La Cage aux Folles (the official English translation was Birds of a Feather, though Google Translate renders it as The Cage of the Madwomen!) became the most popular foreign-language film ever released in the U.S. until the Chinese martial-arts film Crouching Tiger, Hidden Dragon in 2000 topped it, and it was a ground-breaking movie in a lot of aspects, including not only presenting an older Gay male couple but showing them as still very much in love despite the constant bickering much like long-term married straight couples. Ironically, though I was familiar with the story through its American incarnations – my late partner John Gabrish bought the original cast CD of the 1983 U.S. musical adaptation by Gay composer Jerry Herman and Gay playwright Harvey Fierstein, and I’d seen the brilliantly funny 1996 U.S. remake The Birdcage, directed by Mike Nichols, written by Elaine May (reuniting them from the short-lived two-person improv act they had done in the early 1960’s with sensational success) and starring Robin Williams (as the more butch of the partners because he had already done Mrs.
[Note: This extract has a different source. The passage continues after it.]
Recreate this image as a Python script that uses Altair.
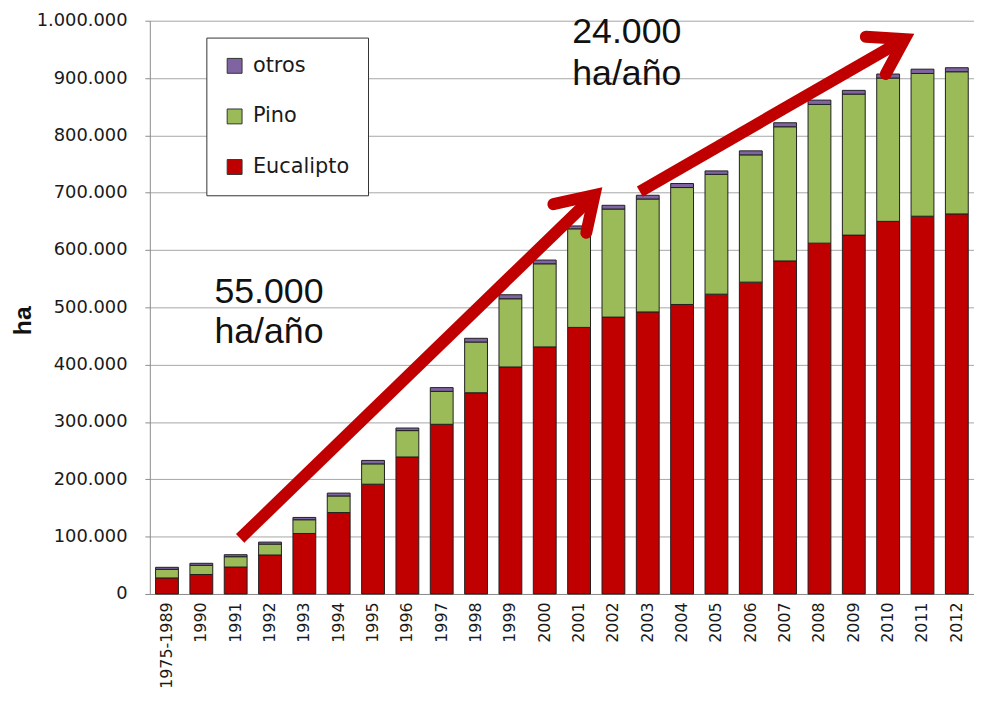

Doubtfire and he didn’t want to do two drag roles in a row) and Nathan Lane, with the action moved to South Florida – I don’t think I’d ever seen the original film until last night. Charles had seen it many times, and I’m sure it had been on the periphery of my cultural awareness even though I never actually sought it out.
I also remember reading about it in Steven Bach’s Final Cut, his memoir of his years as a United Artists production executive, in which he recalled visiting the set in the south of France and hearing the actors complain about the incredible heat they faced wearing their elaborate drag costumes both indoors on the sets and outdoors in the hot sun of a southern French summer. It still holds up surprisingly well as a rambunctious farce with a veiled but unmistakable political subtext (which, not surprisingly, became considerably less veiled in the 1983 musical, with its big anthemic song “I Am What I Am” that became a near-mandatory item on the playlists at Pride events), even though – an old bugbear of mine – there’s almost no depiction of physical affection among the characters that are supposed to be Gay. Granted that Renato and Albin are a long-term couple and their ardor in (and out of) the bedroom has no doubt cooled over time, but still my husband Charles and I (who’ve been together as a couple for 30 years and been legally married for nearly 17) kiss and hold hands together sometimes!